Elsa : Non, je n’en prends pas du tout autant et j’ai du mal à les organiser en avance. De manière générale, j’arrête de travailler lorsque mes clients ne travaillent pas, donc pour Noël et au mois d’août. Parfois, j’arrive à prendre quelques jours pendant l’année.
Lauranne : Je prends peu de congés. En général, ils sont « forcés » : lorsque la nounou est elle-même en congés. Mais je n’arrête pas complètement de travailler à chaque fois, j’effectue mes missions pendant les heures de siestes de mon fils par exemple. Je prends 2 ou 3 semaines de « vraies vacances » par an.
Pensez-vous que ce soit une chance ou plus difficile de s’organiser en étant freelance que salarié(e) lorsqu’on a un bébé ? Quels sont, selon vous, les avantages et les inconvénients du freelancing quand on devient parent ?
Fanny : A mon sens, et pour notre famille, le fait que je sois freelance est vital. Sincèrement, je ne sais pas comment font les salariés qui ont de jeunes enfants. Les miens sont malades une semaine sur deux, ou alors ils sont en vacances ou alors la nounou a un examen médical… J’ai le sentiment qu’il faut bien que quelqu’un mette son boulot de côté, le repousse à plus tard ou fasse des horaires décalés pour gérer…
Damien : Un bébé change toute ta vie et comme le perso et le pro sont mélangés, cela a un impact sur les deux. Avantages : la flexibilité, pas besoin de demander la permission pour garder son fils s’il est malade par exemple. Inconvénients : la sécurité financière qui devient un sujet plus important et que l’on ne peut pas vraiment avoir avec des missions courtes. Sans oublier aussi la sécurité sociale qui est moins avantageuse.

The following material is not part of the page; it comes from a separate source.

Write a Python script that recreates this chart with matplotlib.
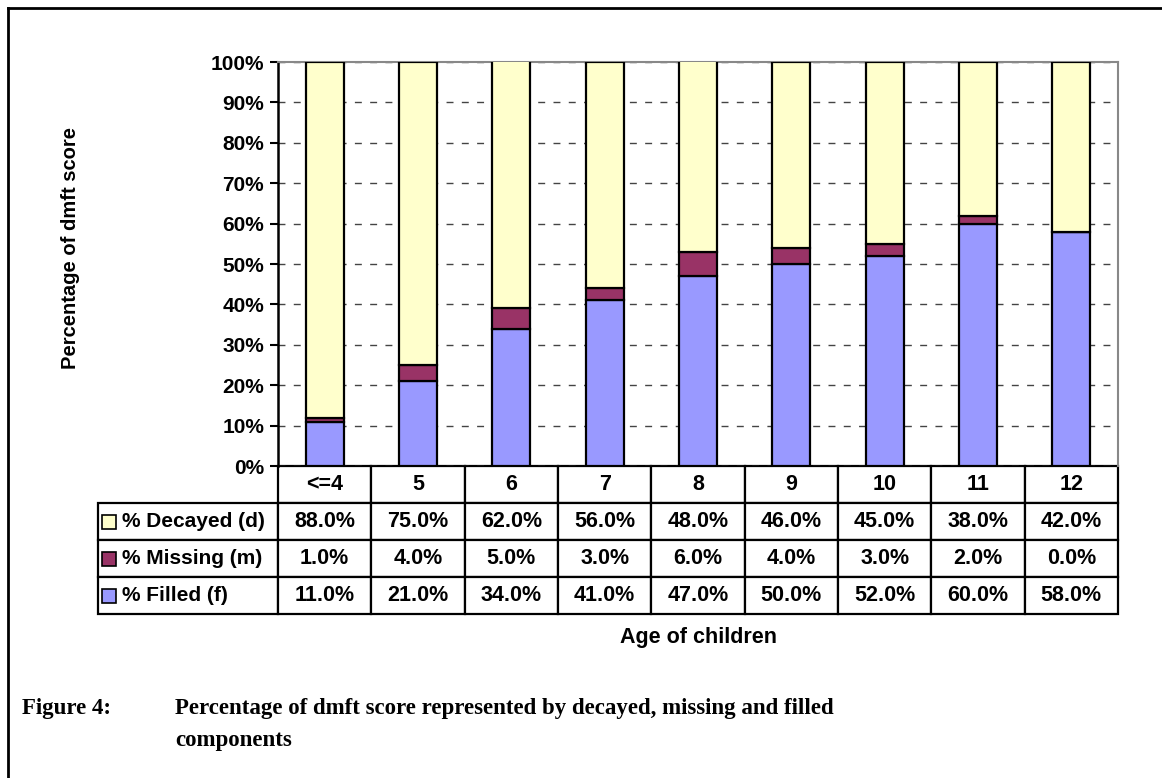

Elsa : Je pense que c’est une chance à partir du moment où on n’est pas trop stressé sur l’avenir et qu’on aime être flexible. Mais pour moi ce sont les conditions pour être freelance, que l’on ait des enfants ou non.
Lauranne : Je ne sais pas, je n’ai jamais été maman et salariée… Difficile de comparer sans le faire sur des a priori. Mon avantage principal, c’est que j’organise mes plannings et mon temps moi-même. L’inconvénient majeur, c’est que je ne gagne pas d’argent quand je ne travaille pas.
Avez-vous déjà songé à (re)prendre un job salarié depuis que vous êtes parent ? Pourquoi ?
Fanny : Non certainement pas. Qui s’occupera des enfants si nous faisons tous les deux 9h-18h ? Les enfants sont déjà épuisés quand leur journée se termine à 16h30. Réussir à donner un bain, un dîner, brosser les dents, lire une histoire à deux enfants entre 18h30 et 20h, c’est un mystère pour moi. Je ne sais pas comment font les couples de parents salariés…
Damien : Non, j’aime trop être freelance et le fait que mes journées ne se ressemblent pas. Pour moi, tout est en place aujourd’hui pour avoir un bébé, en profiter au maximum et être freelance. C’est une chance et jamais je ne ferai marche arrière.
Elsa : Non !
Lauranne : Jamais ! J’ai moins de liberté sur le plan personnel aujourd’hui en étant devenue maman, alors je veux la conserver à tout prix dans ma vie pro. Et j’aime pouvoir me dire, « la semaine prochaine, je prends une après-midi rien que pour moi » si j’en ai envie.